Happy customers get you paid, and doing this repeatedly and sustainably is the goal of every business.
This is true whether you are building a product business or a services business, software or hardware, low tech or high tech, and even if you are building a for-profit or a non-profit business.
This is also the central theme of my next book, titled: “The Customer Factory.”
I am not going to dive into the details of the Customer Factory in this post, but rather use this central idea to show you how you can use it to model any business with the Lean Canvas.
I guess that this profit-seeking characterization is rooted in the presence of a prominent Revenue Streams box on the canvas, which poses problems when thinking about some of these non-direct models.
What to Put Under Revenue Streams?
First, the happy customer goal isn’t a cop-out for not being specific on your revenue streams which is a problem I generally see across all canvases I review — even direct, for-profit models.
“There is no business in your business model without revenue streams.”
Therefore, I want to start with the simplest (not necessarily easiest) direct, for-profit business model and then build up from there in subsequent posts.
Specifically, I don’t just mean citing your revenue stream sources but getting down to actual pricing and projected lifetime numbers.
For example, $50/mo with 2 yr lifetime.
You need these numbers to ballpark the opportunity or “problem worth solving” both for yourself and your external stakeholders. If you don’t have a “big enough” problem worth solving (that’s not even plausible on paper) then why expend any effort on it?
I’ll cover the simple math for ballparking your business model next time.
The biggest objections I hear against being this specific are:
a. How do I price a product when my solution is still uncertain?
Customers care about their problems and not your solution.
So you should price against their problems (using value based pricing) and not what it’s going to cost you to build and deliver your solution (that’s a Cost Structure concern). You do this by anchoring against their Existing Alternatives where you should ideally be able to point to some evidence of monetizable pain.

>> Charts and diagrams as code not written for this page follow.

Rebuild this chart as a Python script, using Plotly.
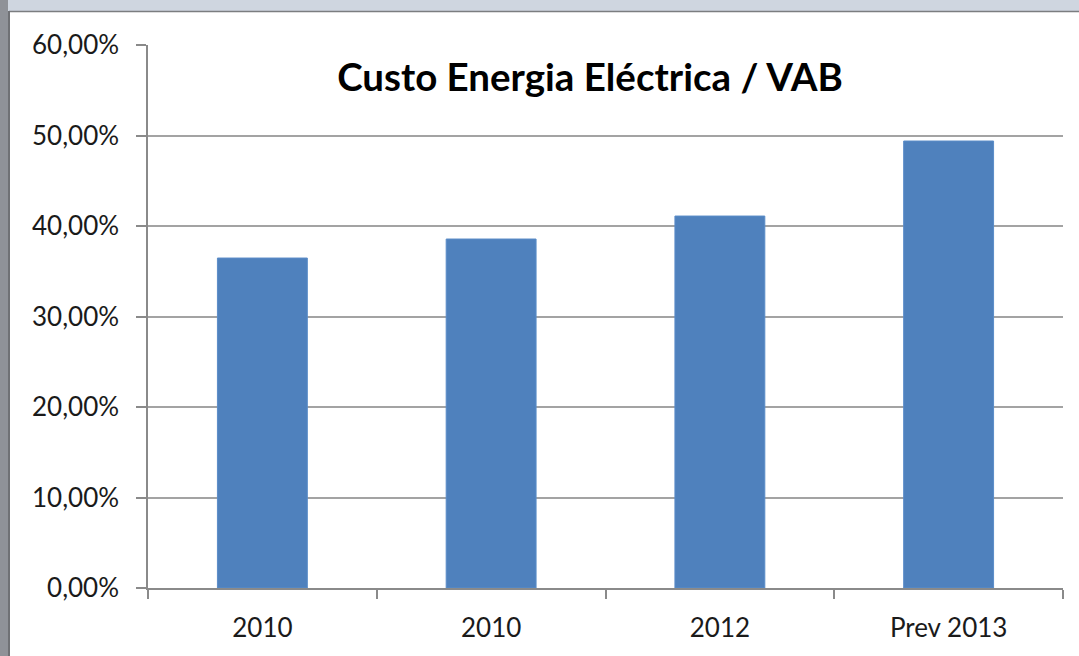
import plotly.graph_objects as go

categories = ["2010", "2010 ", "2012", "Prev 2013"]
tick_labels = ["2010", "2010", "2012", "Prev 2013"]
values = [0.3646, 0.3856, 0.4110, 0.4939]
title_text = "Custo Energia Eléctrica / VAB"

W, H = 1079, 656
L, R, T, B = 148, 16, 45, 68
pw, ph = W - L - R, H - T - B

def px_x(px):
    return (px - L) / pw

def px_y(py):
    return (H - B - py) / ph

fig = go.Figure(go.Bar(
    x=categories, y=values,
    marker=dict(color="#4f81bd", line=dict(color="#5a8cc8", width=1)),
    width=0.393,
))

shapes = [
    # top band
    dict(type="rect", xref="paper", yref="paper", x0=px_x(0), x1=px_x(W), y0=px_y(0), y1=px_y(11),
         fillcolor="#cfd6e0", line=dict(width=0), layer="above"),
    dict(type="line", xref="paper", yref="paper", x0=px_x(9), x1=px_x(W), y0=px_y(11.5), y1=px_y(11.5),
         line=dict(color="#7b7d80", width=1.5), layer="above"),
    # left band
    dict(type="rect", xref="paper", yref="paper", x0=px_x(0), x1=px_x(8), y0=px_y(0), y1=px_y(H),
         fillcolor="#8f9298", line=dict(width=0), layer="above"),
    dict(type="line", xref="paper", yref="paper", x0=px_x(9), x1=px_x(9), y0=px_y(11), y1=px_y(H),
         line=dict(color="#6f7175", width=2), layer="above"),
]

fig.update_layout(
    width=W, height=H,
    margin=dict(l=L, r=R, t=T, b=B, pad=0),
    paper_bgcolor="white", plot_bgcolor="white",
    separators=",.",
    font=dict(family="Lato, 'Open Sans', sans-serif", color="#1a1a1a", size=26),
    title=dict(text="<b>" + title_text + "</b>", x=590 / W, xanchor="center",
               y=1 - 78 / H, yanchor="middle", xref="container", yref="container",
               font=dict(size=38.5, color="#000000", family="Lato, 'Open Sans', sans-serif")),
    showlegend=False,
    bargap=0.6,
    shapes=shapes,
)

fig.update_yaxes(
    range=[0, 0.6], dtick=0.1, tickformat=".2%",
    showgrid=True, gridcolor="#a3a3a3", gridwidth=1.5,
    showline=True, linecolor="#8a8a8a", linewidth=1.5,
    ticks="outside", ticklen=10, tickcolor="#8a8a8a", tickwidth=1.5,
    zeroline=False, ticklabelstandoff=12,
    tickfont=dict(size=26, color="#1a1a1a"),
)
fig.update_xaxes(
    tickmode="array", tickvals=categories, ticktext=tick_labels,
    showline=True, linecolor="#8a8a8a", linewidth=1.5,
    ticks="outside", tickson="boundaries", ticklen=9, tickcolor="#8a8a8a", tickwidth=1.5,
    showgrid=False, ticklabelstandoff=16,
    tickfont=dict(size=26, color="#1a1a1a"),
)

fig.write_html("out.html", config={"displayModeBar": False},
               post_script="document.body.style.margin='0';document.body.style.overflow='hidden';")
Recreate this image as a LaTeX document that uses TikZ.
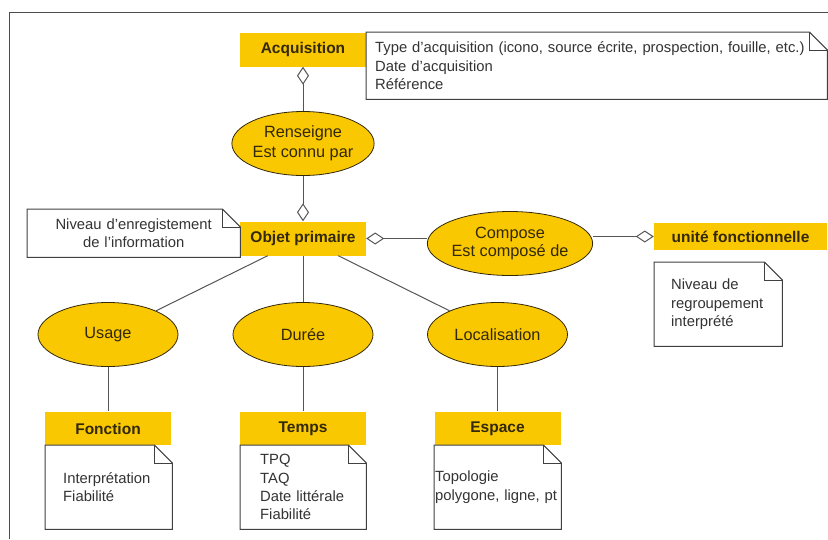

The best evidence of monetizable pain is a check being written but there are other proxies.
b. How do I estimate my customer lifetime?
This one is a bit harder to model, but it’s still an important input assumption to document. While we would all like to keep our customers forever, every business has non-zero churn or some finite customer lifetime — sometimes because they hate your product so much that they leave, and sometimes because they love your product so much that they use it to solve their problem and then move on.
One way to guess the customer's lifetime is through the nature of the problem you are solving. Is it a single occurrence problem or something recurring? If recurring, how frequently would the user need to solve the problem, and for how long? From there, you might be able to guess when they would outgrow your solution.
Studying other analogs in your vertical or domain can also be an effective way to estimate your average customer lifetime. If all else fails, pick a conservative estimate for now. You’ll get an opportunity to understand the impact of this number in the ballparking exercise that I’ll cover next time.
c. What if I have multiple customer segments?
Keeping your pricing model as simple as possible, especially at the earlier stages, not only helps with ballparking but also with faster validation of your business model.
I recommend starting with a single price modeled after your early adopters. Your early adopters represent your best first customers and should also represent a “significant enough” initial beachhead of customers. The thinking here is that if you can’t get these guys to accept your pricing model, what chance do you have with your other segments?
If you are further along or still insist on pursuing multiple customer segments, then come up with an average price per customer using some simple customer segment distribution model.
d. What if I’m giving away my product for free?
There is no business model in free. I have a whole chapter in my book, Running Lean, on why I consider Freemium to be a bad starting model.
Instead, start with the premium part of freemium and then use free as a marketing tactic to fill up your customer acquisition pipeline.
Delaying price testing delays testing one of the riskier parts of your business model. Plus, your pricing model does much more for your product than just putting money in your pocket. It can change the perception of your product and the customers you attract.
CLICK here to see my bottled water example.
Ok, so you’re probably thinking all this still applies to direct business models.
How does this help with the other models?
Let's start with a definition of a business model that I particularly like:
“A business model is a story about how an organization creates, delivers, and captures value.”
- Saul Kaplan, The Business Model Innovation Factory
You create value for your users through your Unique Value Proposition which you deliver through your Solution. When you capture some of this value back through your Revenue Streams, you MAKE customers.
It’s simpler to tell this story with the direct business model because it’s a 1-Actor model where your users become your customers.
The other models are multi-actor models, which complicate the storytelling part a bit, but every business needs to be able to tell this story.